Brierly was a graduate of Columbia University in New York City. He helped form a talent agency there before returning to Denver, where he became an English literature teacher and guidance counselor at East High School. Brierly took an active role in mentoring young men he considered bright students, to help motivate them and use his connections to place them in college. After fourteen years as a teacher, Brierly was appointed as the supervisor of college and scholarship guidance for Denver Public Schools. He also served as a committee member of the Ivy League Scholarship Board in Denver. Future aerospace CEO and Defense Department official Norman Ralph Augustine was among the students Brierly mentored. During World War II, British Prime Minister Winston Churchill invited Brierly to England as a consultant on the evacuation of children from urban areas at risk from German bombing. Brierly retired from the school system in 1971, after thirty-six years of service.

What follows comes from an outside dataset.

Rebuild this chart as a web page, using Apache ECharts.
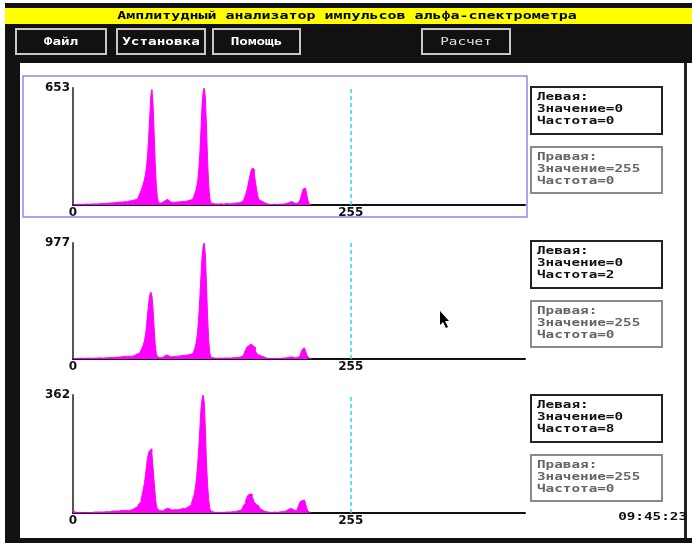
<!DOCTYPE html>
<html>
<head>
<meta charset="utf-8">
<script src="https://cdn.jsdelivr.net/npm/echarts@6/dist/echarts.min.js"></script>
<style>
  html, body { margin: 0; padding: 0; background: #fff; }
  #main { width: 692px; height: 543px; }
</style>
</head>
<body>
<div id="main"></div>
<script>
var titleText = 'Амплитудный анализатор импульсов альфа-спектрометра';
var menuItems = ['Файл', 'Установка', 'Помощь', 'Расчет'];
var clockText = '09:45:23';

// спектры, отсчёты по каналам 0..219 (дальше нули)
var spectrum1 = [
  0, 4, 3, 5, 4, 3, 4, 5, 4, 5,
  4, 5, 6, 5, 4, 6, 5, 7, 6, 5,
  6, 7, 6, 8, 7, 6, 8, 9, 7, 8,
  9, 8, 10, 9, 11, 10, 12, 11, 13, 12,
  14, 12, 15, 17, 14, 16, 18, 15, 19, 17,
  20, 18, 22, 19, 24, 21, 26, 30, 28, 34,
  40, 52, 66, 80, 98, 118, 140, 170, 215, 280,
  380, 500, 610, 645, 560, 400, 230, 110, 40, 14,
  10, 9, 12, 16, 22, 28, 32, 30, 24, 18,
  14, 13, 15, 14, 16, 15, 17, 16, 18, 17,
  19, 18, 20, 22, 21, 24, 23, 26, 28, 32,
  38, 46, 58, 75, 100, 135, 200, 290, 420, 560,
  630, 653, 600, 450, 260, 120, 40, 12, 8, 7,
  6, 7, 6, 5, 6, 5, 7, 6, 5, 6,
  7, 6, 8, 7, 6, 8, 9, 8, 10, 9,
  11, 10, 12, 14, 16, 19, 24, 30, 42, 58,
  80, 105, 135, 165, 190, 205, 200, 172, 130, 90,
  55, 32, 24, 22, 18, 14, 11, 9, 6, 5,
  4, 3, 4, 3, 4, 5, 4, 3, 4, 5,
  4, 5, 6, 5, 7, 8, 9, 11, 14, 17,
  19, 18, 16, 13, 10, 9, 12, 16, 22, 30,
  48, 75, 90, 95, 85, 62, 30, 9, 2, 0
];
var spectrum2 = [
  2, 5, 4, 6, 5, 4, 6, 5, 7, 6,
  5, 7, 6, 5, 7, 6, 8, 7, 6, 8,
  7, 9, 8, 7, 9, 8, 10, 9, 8, 11,
  10, 12, 11, 13, 12, 14, 13, 15, 14, 16,
  15, 17, 16, 18, 17, 19, 21, 18, 22, 20,
  23, 21, 25, 22, 27, 25, 30, 28, 34, 38,
  44, 52, 62, 76, 95, 118, 150, 200, 280, 380,
  470, 540, 564, 530, 420, 260, 120, 45, 18, 12,
  10, 11, 14, 20, 28, 34, 36, 30, 24, 19,
  17, 18, 20, 19, 22, 21, 24, 23, 26, 25,
  28, 27, 30, 32, 31, 34, 36, 35, 40, 44,
  52, 64, 82, 110, 160, 240, 360, 520, 700, 860,
  950, 977, 880, 640, 380, 170, 55, 16, 10, 8,
  7, 8, 6, 7, 8, 6, 7, 8, 7, 6,
  8, 7, 9, 8, 7, 9, 10, 9, 11, 10,
  12, 11, 14, 16, 19, 24, 30, 40, 56, 78,
  98, 112, 120, 126, 118, 110, 104, 96, 70, 48,
  34, 30, 28, 26, 22, 16, 12, 9, 7, 6,
  5, 4, 5, 4, 5, 6, 5, 4, 5, 6,
  5, 6, 7, 6, 8, 9, 10, 12, 14, 16,
  18, 17, 15, 12, 10, 9, 12, 18, 26, 40,
  60, 80, 93, 88, 70, 40, 16, 6, 2, 0
];
var spectrum3 = [
  8, 3, 2, 3, 2, 1, 2, 1, 0, 1,
  1, 0, 1, 0, 1, 0, 1, 1, 2, 2,
  3, 2, 3, 2, 3, 4, 3, 4, 3, 4,
  4, 5, 4, 5, 4, 5, 6, 5, 6, 5,
  6, 7, 6, 7, 8, 7, 8, 7, 9, 8,
  9, 8, 10, 9, 11, 10, 12, 14, 16, 20,
  24, 28, 34, 42, 56, 72, 90, 115, 145, 170,
  185, 192, 197, 180, 140, 95, 55, 24, 12, 8,
  6, 7, 6, 8, 10, 12, 14, 15, 13, 10,
  8, 9, 8, 10, 9, 11, 10, 12, 11, 13,
  12, 14, 13, 15, 14, 16, 18, 20, 24, 30,
  38, 48, 60, 80, 110, 150, 200, 260, 320, 350,
  362, 340, 260, 160, 90, 45, 15, 6, 4, 3,
  3, 2, 3, 2, 3, 2, 3, 2, 3, 2,
  3, 3, 4, 3, 4, 3, 4, 4, 5, 4,
  5, 6, 6, 8, 10, 13, 18, 24, 30, 38,
  46, 54, 58, 61, 58, 50, 42, 32, 26, 24,
  22, 18, 14, 10, 8, 6, 5, 4, 3, 3,
  2, 2, 3, 2, 2, 3, 2, 2, 3, 3,
  3, 4, 3, 4, 5, 6, 8, 10, 12, 14,
  15, 12, 10, 8, 6, 8, 12, 18, 26, 34,
  38, 41, 40, 36, 28, 16, 6, 2, 1, 0
];
var spectra = [spectrum1, spectrum2, spectrum3];
var markerLeft = [0, 0, 0];
var markerRight = [255, 255, 255];

var gridTops = [88, 243, 395];
var gridHeights = [117, 116, 118];
var boxTops = [87, 241, 395];

var chart = echarts.init(document.getElementById('main'));
var MONO = '"DejaVu Sans Mono", monospace';

function freqAt(arr, ch) {
  return arr[ch] !== undefined ? arr[ch] : 0;
}

var grids = [], xAxes = [], yAxes = [], series = [], graphic = [];

// рамка и меню
graphic.push({ type: 'rect', shape: { x: 5, y: 3, width: 687, height: 60 }, style: { fill: '#111' } });
graphic.push({ type: 'rect', shape: { x: 5, y: 63, width: 15, height: 480 }, style: { fill: '#111' } });
graphic.push({ type: 'rect', shape: { x: 5, y: 538, width: 687, height: 5 }, style: { fill: '#111' } });
graphic.push({ type: 'rect', shape: { x: 684, y: 63, width: 3, height: 475 }, style: { fill: '#222' } });
graphic.push({ type: 'rect', shape: { x: 5, y: 8, width: 687, height: 16 }, style: { fill: '#ffff00' } });
graphic.push({
  type: 'text', x: 347, y: 16, scaleX: 1.36,
  style: { text: titleText, font: 'bold 11px ' + MONO, fill: '#000', textAlign: 'center', textVerticalAlign: 'middle' }
});

var btnX = [16, 117, 213, 422];
var btnW = [90, 88, 87, 88];
menuItems.forEach(function (label, i) {
  graphic.push({
    type: 'rect', shape: { x: btnX[i], y: 29, width: btnW[i], height: 25 },
    style: { fill: '#111', stroke: '#c8c8c8', lineWidth: 2 }
  });
  graphic.push({
    type: 'text', x: btnX[i] + btnW[i] / 2, y: 42, scaleX: 1.3,
    style: {
      text: label, font: (i === 3 ? '' : 'bold ') + '11px ' + MONO,
      fill: i === 3 ? '#e0e0e0' : '#fff', textAlign: 'center', textVerticalAlign: 'middle'
    }
  });
});

// выделенное окно
graphic.push({
  type: 'rect', shape: { x: 23, y: 76, width: 504, height: 141 },
  style: { fill: 'none', stroke: '#8a8af0', lineWidth: 1.5 }
});

spectra.forEach(function (arr, i) {
  var maxVal = Math.max.apply(null, arr);
  grids.push({ left: 73, top: gridTops[i], width: 452, height: gridHeights[i] });
  xAxes.push({
    type: 'value', gridIndex: i, min: 0, max: 415,
    axisLine: { show: true, lineStyle: { color: '#111', width: 2 } },
    axisTick: { show: false },
    splitLine: { show: false },
    axisLabel: {
      customValues: [0, 255], margin: 2, color: '#111',
      fontFamily: 'DejaVu Sans', fontWeight: 'bold', fontSize: 12
    }
  });
  yAxes.push({
    type: 'value', gridIndex: i, min: 0, max: maxVal,
    axisLine: { show: true, lineStyle: { color: '#555', width: 2 } },
    axisTick: { show: false },
    splitLine: { show: false },
    axisLabel: {
      customValues: [maxVal], margin: 3, color: '#111',
      fontFamily: 'DejaVu Sans', fontWeight: 'bold', fontSize: 12
    }
  });
  series.push({
    type: 'line', xAxisIndex: i, yAxisIndex: i,
    step: 'middle', symbol: 'none', silent: true,
    lineStyle: { color: '#ff00ff', width: 1 },
    areaStyle: { color: '#ff00ff', opacity: 1 },
    data: arr.map(function (v, ch) { return [ch, v]; }),
    markLine: {
      silent: true, symbol: 'none', label: { show: false },
      lineStyle: { color: '#22dede', type: [4, 3], width: 1.5 },
      data: [{ xAxis: markerRight[i] }]
    }
  });

  // окна курсоров
  var top = boxTops[i];
  graphic.push({
    type: 'rect', shape: { x: 531, y: top, width: 131, height: 47 },
    style: { fill: '#fff', stroke: '#222', lineWidth: 2 }
  });
  graphic.push({
    type: 'text', x: 537, y: top + 4, scaleX: 1.3,
    style: {
      text: 'Левая:\nЗначение=' + markerLeft[i] + '\nЧастота=' + freqAt(arr, markerLeft[i]),
      font: 'bold 11px ' + MONO, fill: '#111', lineHeight: 12, textAlign: 'left', textVerticalAlign: 'top'
    }
  });
  graphic.push({
    type: 'rect', shape: { x: 531, y: top + 60, width: 131, height: 46 },
    style: { fill: '#fff', stroke: '#8a8a8a', lineWidth: 2 }
  });
  graphic.push({
    type: 'text', x: 537, y: top + 64, scaleX: 1.3,
    style: {
      text: 'Правая:\nЗначение=' + markerRight[i] + '\nЧастота=' + freqAt(arr, markerRight[i]),
      font: 'bold 11px ' + MONO, fill: '#666', lineHeight: 12, textAlign: 'left', textVerticalAlign: 'top'
    }
  });
});

// часы
graphic.push({
  type: 'text', x: 687, y: 517, scaleX: 1.3,
  style: { text: clockText, font: 'bold 11px ' + MONO, fill: '#111', textAlign: 'right', textVerticalAlign: 'middle' }
});
// указатель мыши
graphic.push({
  type: 'polygon',
  shape: { points: [[440, 311], [440, 325], [443, 322], [446, 328], [448, 327], [445, 321], [449, 321]] },
  style: { fill: '#000' }
});

chart.setOption({
  backgroundColor: '#fff',
  animation: false,
  grid: grids,
  xAxis: xAxes,
  yAxis: yAxes,
  series: series,
  graphic: graphic
});
</script>
</body>
</html>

In 1941, Brierly met Neal Cassady, then a 15-year-old juvenile delinquent who would become a significant influence on the Beat writers and a countercultural icon in his own right. Impressed by Cassady's intelligence, Brierly took an active role in Cassady's life over the next few years, helping admit him to high school, encouraging and supervising his reading, and finding employment for him. Cassady continued his criminal activities, however, and was repeatedly arrested from 1942 to 1944; on at least one of these occasions, he was released by law enforcement into Brierly's safekeeping. He and Brierly actively exchanged letters during this period even through Cassady's intermittent incarcerations; these represent Cassady's earliest surviving letters. Brierly, apparently a closeted homosexual, is also believed to have been responsible for Cassady's first homosexual experience.